When it comes to variables you can save them as a list and they are mapped to the code list. For the program to read JSON template and create XML files for sites one of the biggest issues is paying attention to GML IDs. That is probably why people see duplicated items when they try to add something. Another issue is knowing which elements you can leave blank if you do not want to edit them and how to actually code that in xml file. This was painful process on try and error. Editing existing observation elements still has problems. Updating time/date periods in observation element does not work properly. Observing facility can not fit on one line and hard to follow. In summary if station exists in OSCAR, and is already affiliated then the XML file creation is very complicated. Right now 9 existing stations have out-of-date information that must be edited, and also many new observations must be added. Very difficult process figuring out how to edit existing information using the API. Summary with help and back and forth between me, Drasko, Jeor and Lucia: at moment only one remaining issue. A new version of OSCAR is being released with new logic and more GML IDs. How it will affect what is done? Description, details on the new elements and changes. There remain many problems and/or errors with existing OSCAR code lists and requirements that I have documented already with some are being addressed, but most appear not to be. Biggest problem by far remains lack of good help/tutorial system to use OSCAR and add/update metadata. Credential and permissions, Identities might be still not resolved. Who is the user of OSCAR and what are his requirements and what will happen if OSCAR crashes tomorrow?

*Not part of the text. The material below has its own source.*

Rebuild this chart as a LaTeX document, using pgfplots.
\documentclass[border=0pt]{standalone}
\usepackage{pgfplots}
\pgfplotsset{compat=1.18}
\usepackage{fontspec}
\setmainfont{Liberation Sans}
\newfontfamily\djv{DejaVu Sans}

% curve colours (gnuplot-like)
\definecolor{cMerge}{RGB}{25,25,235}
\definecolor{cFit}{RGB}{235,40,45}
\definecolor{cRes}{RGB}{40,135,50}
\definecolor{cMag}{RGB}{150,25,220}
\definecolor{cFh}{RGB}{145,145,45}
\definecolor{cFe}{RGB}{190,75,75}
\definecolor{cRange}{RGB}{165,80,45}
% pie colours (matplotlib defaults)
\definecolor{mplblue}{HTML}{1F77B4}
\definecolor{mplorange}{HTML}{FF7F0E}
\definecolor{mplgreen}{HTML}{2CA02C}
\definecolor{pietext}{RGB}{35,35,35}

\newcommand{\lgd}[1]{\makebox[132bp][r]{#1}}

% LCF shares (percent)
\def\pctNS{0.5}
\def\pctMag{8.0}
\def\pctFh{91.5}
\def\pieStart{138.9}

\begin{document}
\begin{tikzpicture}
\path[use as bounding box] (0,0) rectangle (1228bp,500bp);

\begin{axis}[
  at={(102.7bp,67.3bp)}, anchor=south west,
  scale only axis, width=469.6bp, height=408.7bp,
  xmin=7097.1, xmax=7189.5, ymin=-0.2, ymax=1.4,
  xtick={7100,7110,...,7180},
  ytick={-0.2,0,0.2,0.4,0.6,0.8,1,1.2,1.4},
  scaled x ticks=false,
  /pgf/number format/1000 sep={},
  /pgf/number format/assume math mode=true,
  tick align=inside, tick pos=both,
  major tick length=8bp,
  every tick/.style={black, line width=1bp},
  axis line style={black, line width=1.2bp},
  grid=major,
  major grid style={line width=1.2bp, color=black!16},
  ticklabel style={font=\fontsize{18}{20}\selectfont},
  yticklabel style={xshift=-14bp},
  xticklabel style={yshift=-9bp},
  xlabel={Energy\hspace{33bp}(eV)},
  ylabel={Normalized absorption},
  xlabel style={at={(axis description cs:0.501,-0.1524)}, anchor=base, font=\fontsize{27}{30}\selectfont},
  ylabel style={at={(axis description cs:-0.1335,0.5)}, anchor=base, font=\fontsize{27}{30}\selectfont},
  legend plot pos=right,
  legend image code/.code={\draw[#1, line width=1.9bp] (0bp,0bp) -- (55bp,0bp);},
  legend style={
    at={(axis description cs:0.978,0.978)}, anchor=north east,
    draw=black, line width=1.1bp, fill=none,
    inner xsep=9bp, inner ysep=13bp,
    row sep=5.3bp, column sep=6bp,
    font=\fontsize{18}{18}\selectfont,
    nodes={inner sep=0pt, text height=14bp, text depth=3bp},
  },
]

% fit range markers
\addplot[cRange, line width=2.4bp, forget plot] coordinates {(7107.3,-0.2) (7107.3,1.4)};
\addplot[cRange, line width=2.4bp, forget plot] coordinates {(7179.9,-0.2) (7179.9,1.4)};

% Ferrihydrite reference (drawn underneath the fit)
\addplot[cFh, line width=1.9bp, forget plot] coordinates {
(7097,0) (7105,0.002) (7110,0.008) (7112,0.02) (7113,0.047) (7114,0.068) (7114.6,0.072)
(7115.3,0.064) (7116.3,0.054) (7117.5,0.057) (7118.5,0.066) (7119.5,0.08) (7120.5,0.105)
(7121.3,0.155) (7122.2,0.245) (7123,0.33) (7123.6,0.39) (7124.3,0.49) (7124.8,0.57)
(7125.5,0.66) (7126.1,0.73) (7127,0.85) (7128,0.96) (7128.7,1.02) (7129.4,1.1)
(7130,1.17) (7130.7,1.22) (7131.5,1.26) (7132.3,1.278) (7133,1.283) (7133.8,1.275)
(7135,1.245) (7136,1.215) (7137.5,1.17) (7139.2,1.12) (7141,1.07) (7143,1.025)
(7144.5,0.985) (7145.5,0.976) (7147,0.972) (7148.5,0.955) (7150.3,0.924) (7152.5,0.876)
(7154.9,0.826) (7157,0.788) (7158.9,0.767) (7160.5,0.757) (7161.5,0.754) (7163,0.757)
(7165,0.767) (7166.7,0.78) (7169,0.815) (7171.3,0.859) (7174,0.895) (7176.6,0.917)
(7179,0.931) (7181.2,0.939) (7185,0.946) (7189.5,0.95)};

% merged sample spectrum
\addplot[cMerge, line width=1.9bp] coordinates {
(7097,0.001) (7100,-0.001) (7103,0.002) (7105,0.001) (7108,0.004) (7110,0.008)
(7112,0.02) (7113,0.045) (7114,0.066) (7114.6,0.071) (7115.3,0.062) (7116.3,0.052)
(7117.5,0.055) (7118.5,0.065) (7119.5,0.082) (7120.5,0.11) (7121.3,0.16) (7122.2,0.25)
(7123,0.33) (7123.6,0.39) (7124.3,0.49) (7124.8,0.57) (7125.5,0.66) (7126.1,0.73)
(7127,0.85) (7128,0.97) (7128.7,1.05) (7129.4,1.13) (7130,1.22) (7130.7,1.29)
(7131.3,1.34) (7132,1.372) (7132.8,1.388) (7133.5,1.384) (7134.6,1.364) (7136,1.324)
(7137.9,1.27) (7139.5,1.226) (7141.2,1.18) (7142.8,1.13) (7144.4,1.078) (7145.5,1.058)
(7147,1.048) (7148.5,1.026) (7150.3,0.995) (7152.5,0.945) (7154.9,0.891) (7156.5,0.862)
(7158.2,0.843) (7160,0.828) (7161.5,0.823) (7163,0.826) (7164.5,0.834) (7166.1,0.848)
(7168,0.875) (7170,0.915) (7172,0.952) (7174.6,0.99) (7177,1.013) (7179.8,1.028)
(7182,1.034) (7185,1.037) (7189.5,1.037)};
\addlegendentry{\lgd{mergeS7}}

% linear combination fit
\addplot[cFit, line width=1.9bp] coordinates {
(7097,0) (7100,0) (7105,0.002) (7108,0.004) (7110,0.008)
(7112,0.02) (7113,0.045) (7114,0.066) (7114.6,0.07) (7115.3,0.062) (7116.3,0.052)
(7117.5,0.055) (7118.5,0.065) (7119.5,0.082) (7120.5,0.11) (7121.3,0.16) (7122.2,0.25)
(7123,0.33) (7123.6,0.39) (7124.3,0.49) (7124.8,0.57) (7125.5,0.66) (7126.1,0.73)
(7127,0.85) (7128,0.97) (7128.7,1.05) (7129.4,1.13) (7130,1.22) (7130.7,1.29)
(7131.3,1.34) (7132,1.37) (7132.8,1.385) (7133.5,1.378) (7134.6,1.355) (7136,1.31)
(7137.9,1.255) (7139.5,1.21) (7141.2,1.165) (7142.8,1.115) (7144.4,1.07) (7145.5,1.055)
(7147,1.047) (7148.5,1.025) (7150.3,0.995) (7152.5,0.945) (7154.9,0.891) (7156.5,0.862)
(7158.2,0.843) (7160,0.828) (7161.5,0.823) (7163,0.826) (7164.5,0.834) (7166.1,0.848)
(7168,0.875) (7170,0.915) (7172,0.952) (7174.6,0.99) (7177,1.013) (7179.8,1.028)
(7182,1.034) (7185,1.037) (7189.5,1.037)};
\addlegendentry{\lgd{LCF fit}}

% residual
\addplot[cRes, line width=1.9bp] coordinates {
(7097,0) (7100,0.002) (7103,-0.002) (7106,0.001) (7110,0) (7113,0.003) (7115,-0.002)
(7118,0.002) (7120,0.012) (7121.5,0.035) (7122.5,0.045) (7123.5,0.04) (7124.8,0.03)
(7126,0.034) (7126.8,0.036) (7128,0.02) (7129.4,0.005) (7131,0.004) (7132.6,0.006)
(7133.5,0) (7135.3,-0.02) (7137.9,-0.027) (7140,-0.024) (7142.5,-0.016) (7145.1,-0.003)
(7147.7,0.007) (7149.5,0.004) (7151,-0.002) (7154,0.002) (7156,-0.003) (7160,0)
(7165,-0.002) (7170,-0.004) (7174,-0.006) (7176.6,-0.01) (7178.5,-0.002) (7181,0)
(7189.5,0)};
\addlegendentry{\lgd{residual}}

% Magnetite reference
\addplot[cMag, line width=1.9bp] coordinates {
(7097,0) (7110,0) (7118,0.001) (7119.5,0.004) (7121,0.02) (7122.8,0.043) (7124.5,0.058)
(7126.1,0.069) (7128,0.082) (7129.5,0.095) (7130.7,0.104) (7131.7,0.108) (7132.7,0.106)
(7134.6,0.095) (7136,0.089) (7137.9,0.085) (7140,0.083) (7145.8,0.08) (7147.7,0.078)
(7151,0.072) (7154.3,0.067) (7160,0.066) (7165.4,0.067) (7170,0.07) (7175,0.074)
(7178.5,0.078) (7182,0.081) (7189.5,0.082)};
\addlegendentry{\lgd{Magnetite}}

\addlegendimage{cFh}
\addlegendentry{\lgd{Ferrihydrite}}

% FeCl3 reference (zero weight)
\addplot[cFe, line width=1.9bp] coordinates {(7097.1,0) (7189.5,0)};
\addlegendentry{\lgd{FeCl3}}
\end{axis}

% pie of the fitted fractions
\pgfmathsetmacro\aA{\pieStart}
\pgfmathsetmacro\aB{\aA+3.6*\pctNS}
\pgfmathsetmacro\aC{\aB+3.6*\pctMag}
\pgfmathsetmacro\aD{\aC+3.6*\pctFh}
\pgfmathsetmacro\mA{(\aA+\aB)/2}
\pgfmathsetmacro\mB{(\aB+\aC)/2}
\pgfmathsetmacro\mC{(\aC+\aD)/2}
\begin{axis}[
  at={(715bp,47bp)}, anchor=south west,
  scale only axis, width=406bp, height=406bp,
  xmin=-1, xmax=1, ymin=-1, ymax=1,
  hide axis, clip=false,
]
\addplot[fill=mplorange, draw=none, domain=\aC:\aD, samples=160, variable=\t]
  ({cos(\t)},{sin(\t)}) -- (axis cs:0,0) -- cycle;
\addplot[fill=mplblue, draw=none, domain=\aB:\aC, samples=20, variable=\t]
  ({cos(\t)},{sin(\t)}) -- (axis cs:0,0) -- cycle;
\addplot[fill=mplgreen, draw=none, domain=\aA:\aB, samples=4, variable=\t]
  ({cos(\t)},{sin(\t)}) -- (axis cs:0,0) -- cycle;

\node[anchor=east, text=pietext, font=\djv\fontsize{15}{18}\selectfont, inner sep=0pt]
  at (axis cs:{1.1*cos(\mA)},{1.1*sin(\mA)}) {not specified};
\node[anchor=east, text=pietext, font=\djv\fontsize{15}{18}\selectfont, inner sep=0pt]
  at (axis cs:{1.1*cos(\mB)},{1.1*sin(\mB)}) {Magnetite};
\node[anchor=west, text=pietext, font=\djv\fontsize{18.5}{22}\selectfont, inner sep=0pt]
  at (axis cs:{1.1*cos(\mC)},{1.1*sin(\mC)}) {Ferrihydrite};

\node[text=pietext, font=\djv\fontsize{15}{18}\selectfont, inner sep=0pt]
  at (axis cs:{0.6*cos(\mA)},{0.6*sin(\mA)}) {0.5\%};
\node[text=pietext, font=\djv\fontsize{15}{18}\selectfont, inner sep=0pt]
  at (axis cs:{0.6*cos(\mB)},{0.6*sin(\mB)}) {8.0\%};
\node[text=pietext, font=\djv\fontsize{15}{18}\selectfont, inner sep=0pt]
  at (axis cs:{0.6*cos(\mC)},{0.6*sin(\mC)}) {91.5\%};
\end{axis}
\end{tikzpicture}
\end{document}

JK: Thank you very much for your tremendous contribution Judd. You have spent a lot of time and effort and that is why it is of very high value to be documented. This is new global effort that takes time and at this stage with lots of pain. If OSCAR crashes then WDQMS WIGOS Monitoring System will also crashed. That is put in place to have an overview for the actual status of the observing stations and it is still not running for all observations and in particular for those we are interested in. For the weather community those 2 components are already KEY to the functioning of the global observing system used by network managers by developers, funding proposal etc.

GC: GAW stations info and this is information will be of more and more value for mission and campaign planning and execution in the future. We used TCCON stations in the past.

JK: Date time details are required by climatologists. Data archeology – details for data and observations. Data and metadata rescue what, where and what was observed – project exist now. People just learn their value – MD. To maintain long term effort. Model assessment and validation are also other users.


AI1: SN or CV to share the whole report on data QA-QC with the group for comments and additions

AI2: CV to create first draft GAW report on data QA-QC and then all will comment and edit along with provision of additional information

AI3: Collecting requirements forward for modifiers and variables and work to develop appropriate data model for how we can represent them (MF, GC, JW, JK)

AI4: AK reported for WDCGG problem that can only add information on station for Japanese stations – this is policy issue permissions. No technical issue. Need to have contact for each data set doing this work or to be given authorization. (SN, JK, OSCAR team, WIGOS management? Who needs to be engaged to resolve such issues)

AI5: All groups who have a stake in GHG to form a sub group to discuss how to deal with MD flow. Have telecon and identify issues, couple examples from general issues and provide suggestions for concreate solutions for GHG. (Alex, Dietrich and Atsua should be part of this discussion, Drasko could support it.)